(To do) Write out the listing, please, but only from its first line through the line containing "54, 57, 60]", exactly as given and without pictures.

##############################

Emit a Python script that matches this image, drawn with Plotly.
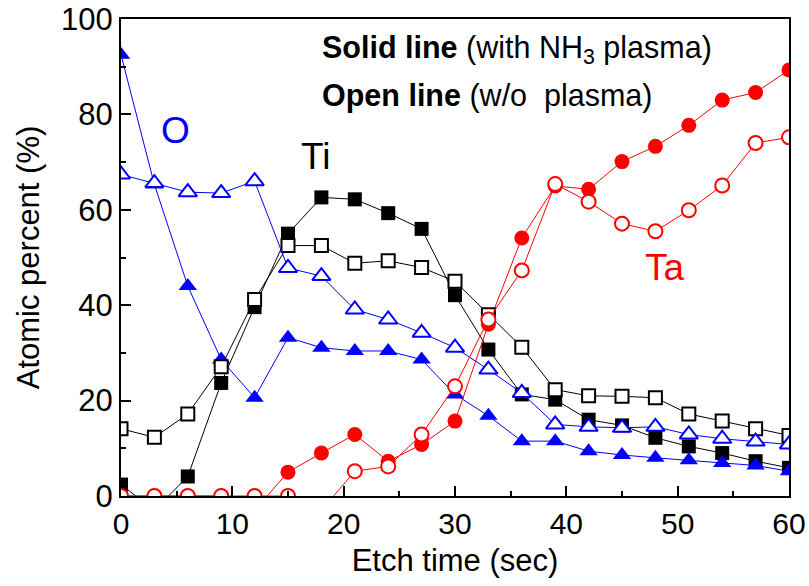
import plotly.graph_objects as go

etch_time = [0, 3, 6, 9, 12, 15, 18, 21, 24, 27, 30, 33, 36, 39, 42, 45, 48, 51, 54, 57, 60]

ti_nh3 = [2.4, -3, 4.1, 23.7, 39.6, 55.0, 62.6, 62.2, 59.3, 56.0, 42.1, 30.7, 21.3, 20.2, 16.0, 14.8, 12.2, 10.4, 9.0, 7.3, 5.9]
ti_none = [14.1, 12.3, 17.2, 27.1, 41.2, 52.5, 52.5, 48.8, 49.3, 47.9, 45.0, 38.0, 31.2, 22.3, 21.0, 20.9, 20.6, 17.2, 15.7, 14.1, 12.7]
o_nh3 = [92.5, 65.3, 44.0, 28.6, 20.6, 33.2, 31.1, 30.4, 30.4, 28.6, 21.3, 16.8, 11.5, 11.5, 9.4, 8.6, 8.0, 7.5, 6.9, 6.4, 5.2]
o_none = [67.4, 65.6, 63.7, 63.5, 66.0, 47.8, 46.1, 39.1, 37.0, 34.2, 31.1, 26.5, 21.6, 15.0, 14.5, 14.3, 14.5, 12.9, 12.0, 11.4, 10.8]
ta_nh3 = [0, 0, 0, 0, -3, 5.0, 9.0, 12.9, 7.3, 10.8, 15.7, 36.0, 54.1, 65.0, 64.3, 70.1, 73.3, 77.7, 83.0, 84.6, 89.3]
ta_none = [0, 0, 0, 0, 0, 0, -3, 5.2, 6.2, 12.9, 23.0, 37.0, 47.3, 65.4, 61.7, 57.1, 55.5, 59.9, 65.1, 74.0, 75.2]

BLUE = "#0000FF"
RED = "#FF0000"
BLACK = "#000000"
FONT = "Liberation Sans, Arial, sans-serif"

fig = go.Figure()

def add(y, color, symbol, size, filled):
    fig.add_trace(go.Scatter(
        x=etch_time, y=y, mode="lines+markers",
        line=dict(color=color, width=1),
        marker=dict(symbol=symbol, size=size,
                    color=color if filled else "white",
                    line=dict(color=color, width=0 if filled else 2)),
        showlegend=False,
    ))

add(ti_nh3, BLACK, "square", 14, True)
add(o_nh3, BLUE, "triangle-up", 16, True)
add(ta_nh3, RED, "circle", 15, True)
add(ti_none, BLACK, "square", 13, False)
add(o_none, BLUE, "triangle-up", 16, False)
add(ta_none, RED, "circle", 14, False)

axis_common = dict(
    showline=True, linecolor="black", linewidth=2, mirror=True,
    ticks="inside", ticklen=10, tickwidth=1.5, tickcolor="black",
    showgrid=False, zeroline=False, automargin=False,
)

fig.update_xaxes(
    range=[0, 60], tickvals=[0, 10, 20, 30, 40, 50, 60],
    minor=dict(dtick=5, ticks="inside", ticklen=5, tickcolor="black", tickwidth=1.5),
    tickfont=dict(family=FONT, size=30, color="black"),
    title=dict(text="Etch time (sec)", font=dict(family=FONT, size=31, color="black"), standoff=10),
    **axis_common,
)
fig.update_yaxes(
    range=[0, 100], tickvals=[0, 20, 40, 60, 80, 100],
    minor=dict(dtick=10, ticks="inside", ticklen=5, tickcolor="black", tickwidth=1.5),
    tickfont=dict(family=FONT, size=31, color="black"),
    title=dict(text="Atomic percent (%)", font=dict(family=FONT, size=31, color="black"), standoff=12),
    **axis_common,
)

annos = [
    dict(x=320, y=50, text="<b>Solid line</b> (with NH<sub>3</sub> plasma)", size=30.5, color=BLACK),
    dict(x=320, y=96, text="<b>Open line</b> (w/o&nbsp; plasma)", size=30.5, color=BLACK),
]
L, R, T, B = 121, 789, 19, 496.5
for a in annos:
    fig.add_annotation(
        x=(a["x"] - L) / (R - L), y=(B - a["y"]) / (B - T), xref="paper", yref="paper",
        xanchor="left", yanchor="middle", text=a["text"], showarrow=False,
        font=dict(family=FONT, size=a["size"], color=a["color"]),
    )

labels = [("O", 175, 131, BLUE), ("Ti", 315, 157, BLACK), ("Ta", 665, 268, RED)]
for txt, px, py, col in labels:
    fig.add_annotation(
        x=(px - L) / (R - L), y=(B - py) / (B - T), xref="paper", yref="paper",
        xanchor="center", yanchor="middle", text=txt, showarrow=False,
        font=dict(family=FONT, size=37, color=col),
    )

fig.update_layout(
    width=809, height=586,
    margin=dict(l=121, r=20, t=19, b=89.5),
    paper_bgcolor="white", plot_bgcolor="white",
)

fig.write_html("out.html")
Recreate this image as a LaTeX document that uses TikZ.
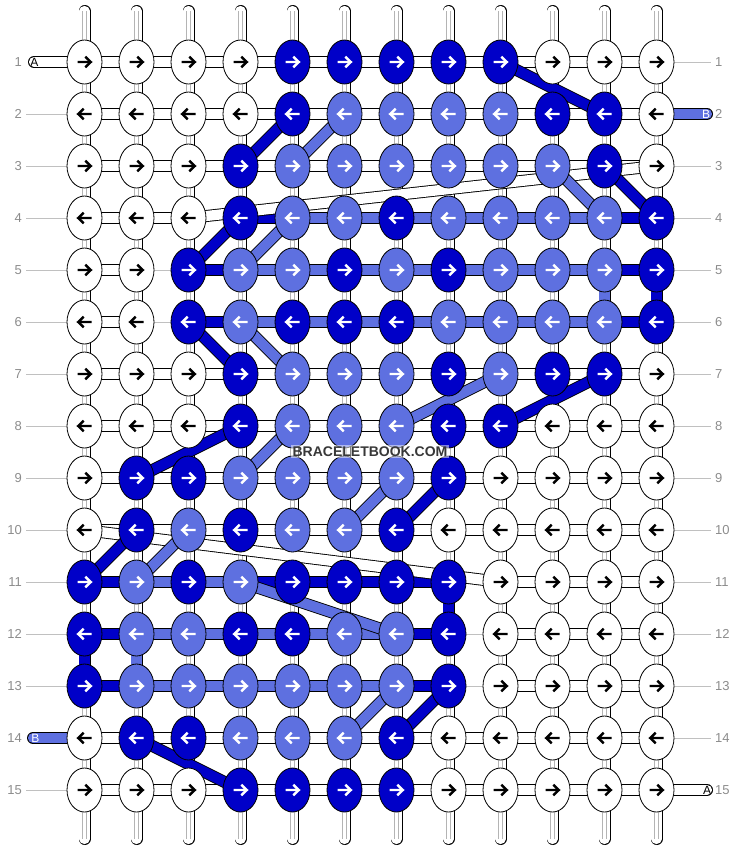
\documentclass[tikz,border=0pt]{standalone}
\usepackage{fontspec}
\setmainfont{Liberation Sans}
\usetikzlibrary{shapes.geometric}
\definecolor{dkb}{RGB}{0,0,200}
\definecolor{ltb}{RGB}{94,112,224}
\definecolor{lblgray}{RGB}{140,140,140}
\definecolor{linegray}{RGB}{192,192,192}
\definecolor{innergray}{RGB}{180,180,180}
\pgfdeclarelayer{strings}
\pgfdeclarelayer{bands}
\pgfsetlayers{strings,bands,main}
\begin{document}
\begin{tikzpicture}[x=1pt,y=-1pt,
  band/.style={draw=black, line width=0.9pt, double distance=10.2pt, double=#1},
  knot/.style={ellipse, draw=black, line width=0.8pt, minimum width=35pt, minimum height=44pt, inner sep=0pt},
  kW/.style={knot, fill=white},
  kD/.style={knot, fill=dkb},
  kL/.style={knot, fill=ltb},
  arrW/.style={draw=black},
  arrD/.style={draw=white},
  arrL/.style={draw=white},
  arrowglyph/.style={line width=2.4pt, line cap=butt, line join=miter},
  sW/.style={band=white},
  sD/.style={band=dkb},
  sL/.style={band=ltb},
  sg/.style={draw=linegray, line width=1pt},
  sn/.style={draw=none},
  gline/.style={draw=linegray, line width=1pt},
  lbl/.style={text=lblgray, font=\fontsize{13}{13}\selectfont, inner sep=4pt},
  tailtxt/.style={font=\fontsize{12}{12}\selectfont, inner sep=0pt},
]
\useasboundingbox (0,0) rectangle (740,852);

% ---------- knots ----------
\foreach \row/\cols in {
  1/{W,W,W,W,D,D,D,D,D,W,W,W},
  2/{W,W,W,W,D,L,L,L,L,D,D,W},
  3/{W,W,W,D,L,L,L,L,L,L,D,W},
  4/{W,W,W,D,L,L,D,L,L,L,L,D},
  5/{W,W,D,L,L,D,L,D,L,L,L,D},
  6/{W,W,D,L,D,D,D,L,L,L,L,D},
  7/{W,W,W,D,L,L,L,D,L,D,D,W},
  8/{W,W,W,D,L,L,L,D,D,W,W,W},
  9/{W,D,D,L,L,L,L,D,W,W,W,W},
  10/{W,D,L,D,L,L,D,W,W,W,W,W},
  11/{D,L,D,L,D,D,D,D,W,W,W,W},
  12/{D,L,L,D,D,L,L,D,W,W,W,W},
  13/{D,L,L,L,L,L,L,D,W,W,W,W},
  14/{W,D,D,L,L,L,D,W,W,W,W,W},
  15/{W,W,W,D,D,D,D,W,W,W,W,W}}{
  \foreach \cl [count=\c] in \cols {
    \node[k\cl] (k-\row-\c) at ({84.5+52*(\c-1)},{62+52*(\row-1)}) {};
    \pgfmathsetmacro\dir{1-2*mod(\row+1,2)}
    \draw[arrowglyph, arr\cl, shift={(k-\row-\c.center)}, xscale=\dir]
      (-7,0) -- (5.5,0) (0.8,-5.3) -- (6.3,0) -- (0.8,5.3);
  }
}

% ---------- row labels ----------
\foreach \r in {1,...,15}{
  \node[lbl, anchor=east] (L-\r) at (26,{62+52*(\r-1)}) {\r};
  \node[lbl, anchor=west] (R-\r) at (711,{62+52*(\r-1)}) {\r};
}

% ---------- tails ----------
\coordinate (tailA1) at (34,62);
\coordinate (tailB2) at (707,114);
\coordinate (tailB14) at (33,738);
\coordinate (tailA15) at (707,790);
\node[tailtxt] (A1) at (34.5,62.5) {A};
\node[tailtxt, text=white] (B2) at (706,114.5) {B};
\node[tailtxt, text=white] (B14) at (35.5,738.5) {B};
\node[tailtxt] (A15) at (707,790.5) {A};

% ---------- vertical string ends ----------
\foreach \c in {1,...,12}{
  \coordinate (t-\c) at ({84.5+52*(\c-1)},11);
  \coordinate (b-\c) at ({84.5+52*(\c-1)},839);
}

\begin{pgfonlayer}{strings}
  \foreach \c in {1,...,12}{
    \draw[band=white, line cap=round] (t-\c) -- (b-\c);
    \draw[innergray, line width=0.7pt]
      ([xshift=-2pt]t-\c) -- ([xshift=-2pt]b-\c)
      ([xshift=2pt]t-\c) -- ([xshift=2pt]b-\c);
  }
  % coloured vertical pieces
  \draw[sD] (k-5-12.center) -- (k-6-12.center);
  \draw[sL] (k-5-11.center) -- (k-6-11.center);
  \draw[sD] (k-11-8.center) -- (k-12-8.center);
  \draw[sD] (k-12-1.center) -- (k-13-1.center);
  \draw[sL] (k-12-2.center) -- (k-13-2.center);
  % horizontal pieces
  \foreach \row/\segs in {
    1/{W,W,W,W,W,W,W,W,W,W,W},
    2/{W,W,W,W,W,W,W,W,W,W,W},
    3/{W,W,W,W,W,W,W,W,W,W,W},
    4/{W,W,n,D,L,L,L,L,L,L,D},
    5/{W,g,D,L,L,L,L,L,L,L,D},
    6/{W,g,D,L,L,L,L,L,L,L,D},
    7/{W,W,W,W,W,W,W,W,W,W,W},
    8/{W,W,W,W,W,W,W,W,W,W,W},
    9/{W,W,W,W,W,W,W,W,W,W,W},
    10/{W,W,W,W,W,W,W,W,W,W,W},
    11/{D,L,L,D,D,D,D,n,W,W,W},
    12/{D,L,L,L,L,L,D,g,W,W,W},
    13/{D,L,L,L,L,L,D,g,W,W,W},
    14/{W,W,W,W,W,W,W,W,W,W,W},
    15/{W,W,W,W,W,W,W,W,W,W,W}}{
    \foreach \s [count=\c] in \segs {
      \pgfmathtruncatemacro\cn{\c+1}
      \path[s\s] (k-\row-\c.center) -- (k-\row-\cn.center);
    }
  }
  % tails
  \draw[band=white, line cap=round] (tailA1) -- (k-1-1.center);
  \draw[band=ltb, line cap=round] (k-2-12.center) -- (tailB2);
  \draw[band=ltb, line cap=round] (tailB14) -- (k-14-1.center);
  \draw[band=white, line cap=round] (k-15-12.center) -- (tailA15);
  % label lines
  \foreach \r in {2,...,13,15}{ \draw[gline] (L-\r) -- (k-\r-1); }
  \foreach \r in {1,3,4,5,6,7,8,9,10,11,12,13,14}{ \draw[gline] (k-\r-12) -- (R-\r); }
\end{pgfonlayer}

\begin{pgfonlayer}{bands}
  \draw[sW] (k-3-12.center) -- (k-4-3.center);
  \draw[sW] (k-10-1.center) -- (k-11-9.center);
  \draw[sD] (k-1-9.center) -- (k-2-11.center);
  \draw[sD] (k-2-5.center) -- (k-3-4.center);
  \draw[sL] (k-2-6.center) -- (k-3-5.center);
  \draw[sD] (k-3-11.center) -- (k-4-12.center);
  \draw[sL] (k-3-10.center) -- (k-4-11.center);
  \draw[sD] (k-4-4.center) -- (k-5-3.center);
  \draw[sL] (k-4-5.center) -- (k-5-4.center);
  \draw[sD] (k-6-3.center) -- (k-7-4.center);
  \draw[sL] (k-6-4.center) -- (k-7-5.center);
  \draw[sL] (k-8-7.center) -- (k-7-9.center);
  \draw[sD] (k-7-11.center) -- (k-8-9.center);
  \draw[sD] (k-8-4.center) -- (k-9-2.center);
  \draw[sL] (k-8-5.center) -- (k-9-4.center);
  \draw[sL] (k-9-7.center) -- (k-10-6.center);
  \draw[sD] (k-9-8.center) -- (k-10-7.center);
  \draw[sD] (k-10-2.center) -- (k-11-1.center);
  \draw[sL] (k-10-3.center) -- (k-11-2.center);
  \draw[sL] (k-11-4.center) -- (k-12-7.center);
  \draw[sL] (k-13-7.center) -- (k-14-6.center);
  \draw[sD] (k-13-8.center) -- (k-14-7.center);
  \draw[sD] (k-14-2.center) -- (k-15-4.center);
\end{pgfonlayer}

% ---------- watermark ----------
\node[font=\bfseries\fontsize{14}{14}\selectfont, text=black!78, fill=white,
      fill opacity=0.5, text opacity=1, inner sep=1.5pt] (wm) at (370,451.5) {BRACELETBOOK.COM};
\end{tikzpicture}
\end{document}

##############################

(Solution to this task)
Emit a Python script that matches this image, drawn with Plotly.
import plotly.graph_objects as go

etch_time = [0, 3, 6, 9, 12, 15, 18, 21, 24, 27, 30, 33, 36, 39, 42, 45, 48, 51, 54, 57, 60]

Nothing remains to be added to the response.